Something interesting is that in many examples, like dynamic linking or string interning, we’re able to improve system efficiency by reducing the number of copies of data in a system, while in other examples, like caching, we’re able to improve efficiency by increasing the number of copies of data in a system. Kind of weird, huh?
There are many systems and standards that are equally if not more useful than the ones above, but I wasn’t able to find a clear narrative framing for them in terms of resource reuse or resource sharing. For example, HTTP, UDP, and SMTP are fundamental protocols, but they mainly solve communication problems. AWS S3 and Postgres are useful tools for storing data, but they mainly solve issues of atomicity and durability, not those of resource use.
Nonetheless, I think it’s fun to try and see where commonalities can be found between them. Fittingly, I’ve noticed that the ideas used in one place can often be reused in many other places.

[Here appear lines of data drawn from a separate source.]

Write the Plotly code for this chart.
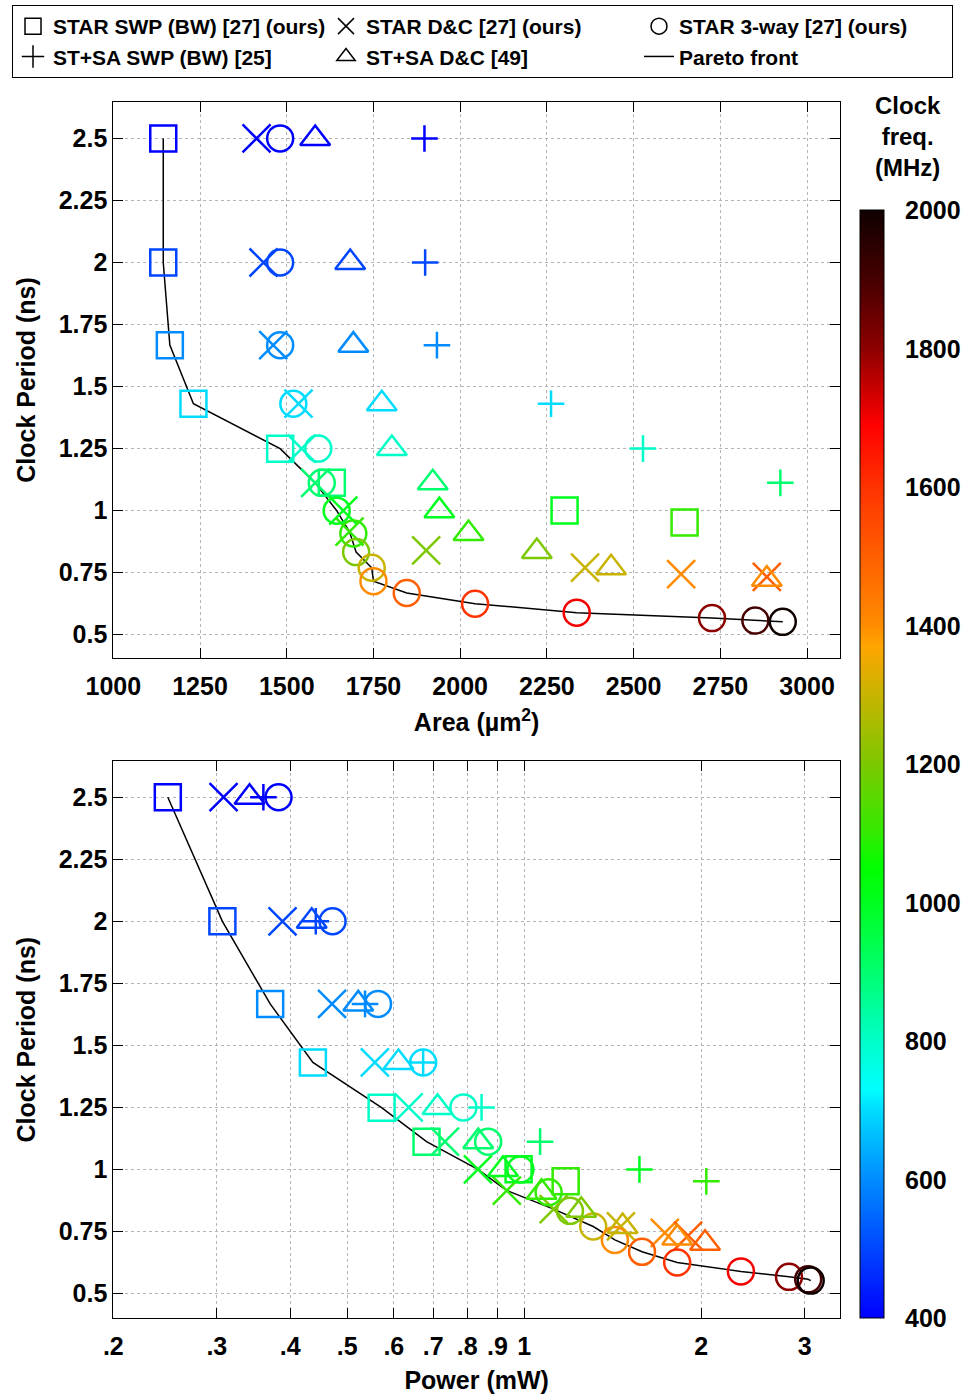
import math
import plotly.graph_objects as go

FONT = "Liberation Sans, Arial, Helvetica, sans-serif"

# ---------------- data ----------------
# STAR SWP (BW) [27] (ours)  -- squares
swp_freq   = [400, 500, 600, 700, 800, 900, 1000, 1100]
swp_period = [2.5, 2.0, 1.667, 1.431, 1.249, 1.112, 1.001, 0.952]
swp_area   = [1144, 1144, 1163, 1231, 1481, 1630, 2301, 2647]
swp_power  = [0.2476, 0.3066, 0.3697, 0.437, 0.572, 0.682, 0.978, 1.176]

# STAR D&C [27] (ours)  -- x
dc_freq   = [400, 500, 600, 700, 800, 900, 1000, 1100, 1200, 1300, 1400, 1500]
dc_period = [2.5, 2.0, 1.667, 1.431, 1.25, 1.112, 1.0, 0.915, 0.84, 0.77, 0.744, 0.733]
dc_area   = [1413, 1433, 1461, 1534, 1543, 1582, 1663, 1681, 1902, 2360, 2637, 2884]
dc_power  = [0.308, 0.388, 0.471, 0.557, 0.636, 0.733, 0.834, 0.934, 1.122, 1.46, 1.734, 1.90]

# STAR 3-way [27] (ours)  -- circles
tw_freq   = [400, 500, 600, 700, 800, 900, 1000, 1100, 1200, 1300, 1400, 1500,
             1600, 1700, 1800, 1900, 2000]
tw_period = [2.5, 2.0, 1.667, 1.431, 1.25, 1.112, 1.0, 0.908, 0.833, 0.77, 0.716,
             0.668, 0.625, 0.589, 0.567, 0.557, 0.552]
tw_area   = [1481, 1481, 1481, 1519, 1591, 1601, 1644, 1692, 1700, 1745, 1750,
             1846, 2043, 2336, 2726, 2851, 2930]
tw_power  = [0.382, 0.472, 0.564, 0.673, 0.788, 0.868, 0.985, 1.10, 1.196, 1.31,
             1.426, 1.586, 1.82, 2.336, 2.82, 3.04, 3.07]

# ST+SA SWP (BW) [25]  -- plus (last two off the area axis)
ss_freq   = [400, 500, 600, 700, 800, 900, 1000, 1100]
ss_period = [2.5, 2.0, 1.667, 1.431, 1.25, 1.112, 1.0, 0.952]
ss_area   = [1897, 1899, 1933, 2262, 2527, 2923, None, None]
ss_power  = [0.36, 0.442, 0.536, 0.673, 0.846, 1.064, 1.57, 2.04]

# ST+SA D&C [49]  -- triangles (last one off the area axis)
sd_freq   = [400, 500, 600, 700, 800, 900, 1000, 1100, 1200, 1300, 1400, 1500]
sd_period = [2.5, 2.0, 1.667, 1.431, 1.25, 1.112, 1.0, 0.908, 0.835, 0.77, 0.724, 0.702]
sd_area   = [1582, 1683, 1692, 1774, 1803, 1921, 1940, 2024, 2221, 2435, 2884, None]
sd_power  = [0.341, 0.435, 0.522, 0.611, 0.712, 0.835, 0.92, 1.07, 1.25, 1.47, 1.82, 2.03]

# Pareto fronts
par_area        = [1144, 1144, 1163, 1231, 1481, 1582, 1644, 1681, 1700, 1745, 1750,
                   1846, 2043, 2336, 2726, 2851, 2930]
par_area_period = [2.5, 2.0, 1.667, 1.431, 1.25, 1.112, 1.0, 0.915, 0.833, 0.77, 0.716,
                   0.668, 0.625, 0.589, 0.567, 0.557, 0.552]
par_power        = [0.2476, 0.3066, 0.3697, 0.437, 0.572, 0.682, 0.834, 0.934, 1.122,
                    1.31, 1.426, 1.586, 1.82, 2.336, 2.82, 3.04, 3.07]
par_power_period = [2.5, 2.0, 1.667, 1.431, 1.249, 1.112, 1.0, 0.915, 0.84, 0.77,
                    0.716, 0.668, 0.625, 0.589, 0.567, 0.557, 0.552]

# tick labels
period_ticks = [0.5, 0.75, 1, 1.25, 1.5, 1.75, 2, 2.25, 2.5]
period_labels = ["0.5", "0.75", "1", "1.25", "1.5", "1.75", "2", "2.25", "2.5"]
area_ticks = [1000, 1250, 1500, 1750, 2000, 2250, 2500, 2750, 3000]
area_labels = ["1000", "1250", "1500", "1750", "2000", "2250", "2500", "2750", "3000"]
power_ticks = [0.2, 0.3, 0.4, 0.5, 0.6, 0.7, 0.8, 0.9, 1, 2, 3]
power_labels = [".2", ".3", ".4", ".5", ".6", ".7", ".8", ".9", "1", "2", "3"]
freq_ticks = [400, 600, 800, 1000, 1200, 1400, 1600, 1800, 2000]

# colour map (MHz -> colour)
cmap_vals = [400, 500, 600, 700, 730, 800, 900, 1000, 1050, 1100, 1200, 1300,
             1370, 1400, 1500, 1600, 1690, 1800, 1900, 2000]
cmap_cols = ["rgb(0,0,255)", "rgb(0,70,255)", "rgb(0,140,255)", "rgb(0,220,255)",
             "rgb(0,255,255)", "rgb(0,255,200)", "rgb(0,255,110)", "rgb(0,255,30)",
             "rgb(0,255,0)", "rgb(50,235,0)", "rgb(125,200,0)", "rgb(200,180,0)",
             "rgb(255,165,0)", "rgb(255,140,0)", "rgb(255,95,0)", "rgb(255,50,0)",
             "rgb(255,0,0)", "rgb(140,0,0)", "rgb(70,0,0)", "rgb(15,0,0)"]
FMIN, FMAX = 400, 2000
colorscale = [[(v - FMIN) / (FMAX - FMIN), c] for v, c in zip(cmap_vals, cmap_cols)]

# ---------------- geometry (pixels) ----------------
W, H = 965, 1394

def fx(p):
    return p / W

def fy(p):
    return 1 - p / H

fig = go.Figure()

series = [
    ("STAR SWP (BW) [27] (ours)", "square-open", 26, swp_freq, swp_period, swp_area, swp_power),
    ("STAR D&C [27] (ours)", "x-thin-open", 28, dc_freq, dc_period, dc_area, dc_power),
    ("STAR 3-way [27] (ours)", "circle-open", 26, tw_freq, tw_period, tw_area, tw_power),
    ("ST+SA SWP (BW) [25]", "cross-thin-open", 19, ss_freq, ss_period, ss_area, ss_power),
    ("ST+SA D&C [49]", "triangle-up-open", 26, sd_freq, sd_period, sd_area, sd_power),
]

# pareto lines
fig.add_trace(go.Scatter(x=par_area, y=par_area_period, mode="lines",
                         line=dict(color="black", width=1.5), showlegend=False,
                         xaxis="x", yaxis="y"))
fig.add_trace(go.Scatter(x=par_power, y=par_power_period, mode="lines",
                         line=dict(color="black", width=1.5), showlegend=False,
                         xaxis="x2", yaxis="y2"))

for name, sym, size, f, t, a, p in series:
    mk = dict(symbol=sym, size=size, color=f, coloraxis="coloraxis",
              line=dict(width=2.5))
    fig.add_trace(go.Scatter(x=a, y=t, mode="markers", marker=mk, showlegend=False,
                             xaxis="x", yaxis="y", name=name))
    fig.add_trace(go.Scatter(x=p, y=t, mode="markers", marker=mk, showlegend=False,
                             xaxis="x2", yaxis="y2", name=name))

# legend entries (black symbols)
for name, sym, size, *_ in series:
    fig.add_trace(go.Scatter(x=[None], y=[None], mode="markers", name=name,
                             marker=dict(symbol=sym, size=20, color="black",
                                         line=dict(width=1.5, color="black")),
                             xaxis="x", yaxis="y"))
fig.add_trace(go.Scatter(x=[None], y=[None], mode="lines", name="Pareto front",
                         line=dict(color="black", width=1.5), xaxis="x", yaxis="y"))

tickfont = dict(family=FONT, size=25, color="black", weight="bold")
titlefont = dict(family=FONT, size=25, color="black", weight="bold")
axis_common = dict(showline=True, linecolor="black", linewidth=1, mirror="ticks",
                   ticks="inside", ticklen=10, tickcolor="black", tickwidth=1,
                   showgrid=True, gridcolor="#b4b4b4", griddash="dot", gridwidth=1,
                   zeroline=False, tickfont=tickfont, automargin=False)

xdom = [fx(113.3), fx(840)]
fig.update_layout(
    width=W, height=H,
    margin=dict(l=0, r=0, t=0, b=0, pad=0),
    paper_bgcolor="white", plot_bgcolor="white",
    font=dict(family=FONT, size=25, color="black", weight="bold"),
    xaxis=dict(domain=xdom, range=[1000, 3095], tickvals=area_ticks, ticktext=area_labels,
               anchor="y", ticklabelstandoff=6,
               title=dict(text="Area (µm<sup>2</sup>)", standoff=14, font=titlefont),
               **axis_common),
    yaxis=dict(domain=[fy(658.3), fy(101.7)], range=[0.405, 2.648],
               tickvals=period_ticks, ticktext=period_labels, anchor="x",
               title=dict(text="Clock Period (ns)", standoff=15, font=titlefont),
               **axis_common),
    xaxis2=dict(domain=xdom, type="log", range=[math.log10(0.2), 0.537],
                tickvals=power_ticks, ticktext=power_labels, anchor="y2",
                ticklabelstandoff=6,
                title=dict(text="Power (mW)", standoff=17, font=titlefont),
                **axis_common),
    yaxis2=dict(domain=[fy(1318.3), fy(761)], range=[0.4, 2.646],
                tickvals=period_ticks, ticktext=period_labels, anchor="x2",
                title=dict(text="Clock Period (ns)", standoff=15, font=titlefont),
                **axis_common),
    coloraxis=dict(cmin=FMIN, cmax=FMAX, colorscale=colorscale,
                   colorbar=dict(x=fx(860), xanchor="left", xpad=0,
                                 y=fy(1318.3), yanchor="bottom", ypad=0,
                                 len=(1318.3 - 210) / H, lenmode="fraction",
                                 thickness=24, thicknessmode="pixels",
                                 outlinecolor="black", outlinewidth=1,
                                 tickvals=freq_ticks, ticks="outside", ticklen=16,
                                 tickcolor="rgba(0,0,0,0)",
                                 tickfont=dict(family=FONT, size=25, color="black",
                                               weight="bold"))),
    legend=dict(x=fx(12), y=fy(5), xanchor="left", yanchor="top",
                orientation="h", entrywidth=268, entrywidthmode="pixels",
                bordercolor="black", borderwidth=1, bgcolor="white",
                font=dict(family=FONT, size=21, color="black", weight="bold"),
                itemsizing="trace", tracegroupgap=0),
    showlegend=True,
)

fig.add_annotation(text="Clock<br>freq.<br>(MHz)", x=fx(908), y=fy(137),
                   xref="paper", yref="paper", xanchor="center", yanchor="middle",
                   showarrow=False,
                   font=dict(family=FONT, size=24, color="black", weight="bold"))

fig.write_html("out.html")
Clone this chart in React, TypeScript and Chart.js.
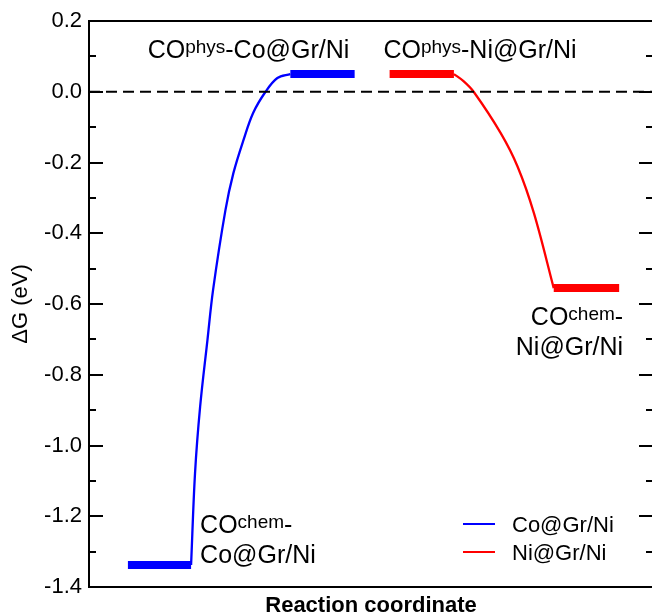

When I think about resource reuse, I sometimes think about all the systems I’ve worked on. Are there places where it feels like there’s still a lot of duplication happening? Is it because of hardware limitations? Is it because we don’t have the right interfaces or boundaries in place? Or is it because it’s hard to share certain kinds of resources without making the design insecure?
If there’s anything we can learn from history, it’s that there are many mechanisms for resource sharing that have yet to be designed. I don’t believe I can predict the future (and I certainly don’t believe others who claim to!) so if I had to make guesses at what these mechanisms are, a lot of them would probably be wrong. But I think it’s more interesting to guess and be willing to be wrong than to simply sit and grumble about how things are.
Here are some of the ideas I had. Some of them might not be practical. That said, if any of these already exist, please let me know!
- ??? is a mechanism that allows inference to be performed on a variety of large language models while sharing a large subset of weights between the models so that more models can fit in-memory and fewer GPUs are required to run similar models.
- ??? is a mechanism that allows code from programming languages with disparate calling conventions, ABIs, or object models to be translated between each other with minimal overhead (imagine by translating a Python function and program call stack into a Lua function and call stack, or vice versa), enabling cross-language interoperability and code reuse.
- ??? is a mechanism that allows garbage collection to be gradually added to GC-free programs without introducing function-coloring problems or penalties for applications that choose not to use garbage collection (imagine something like gradual typing but for memory management).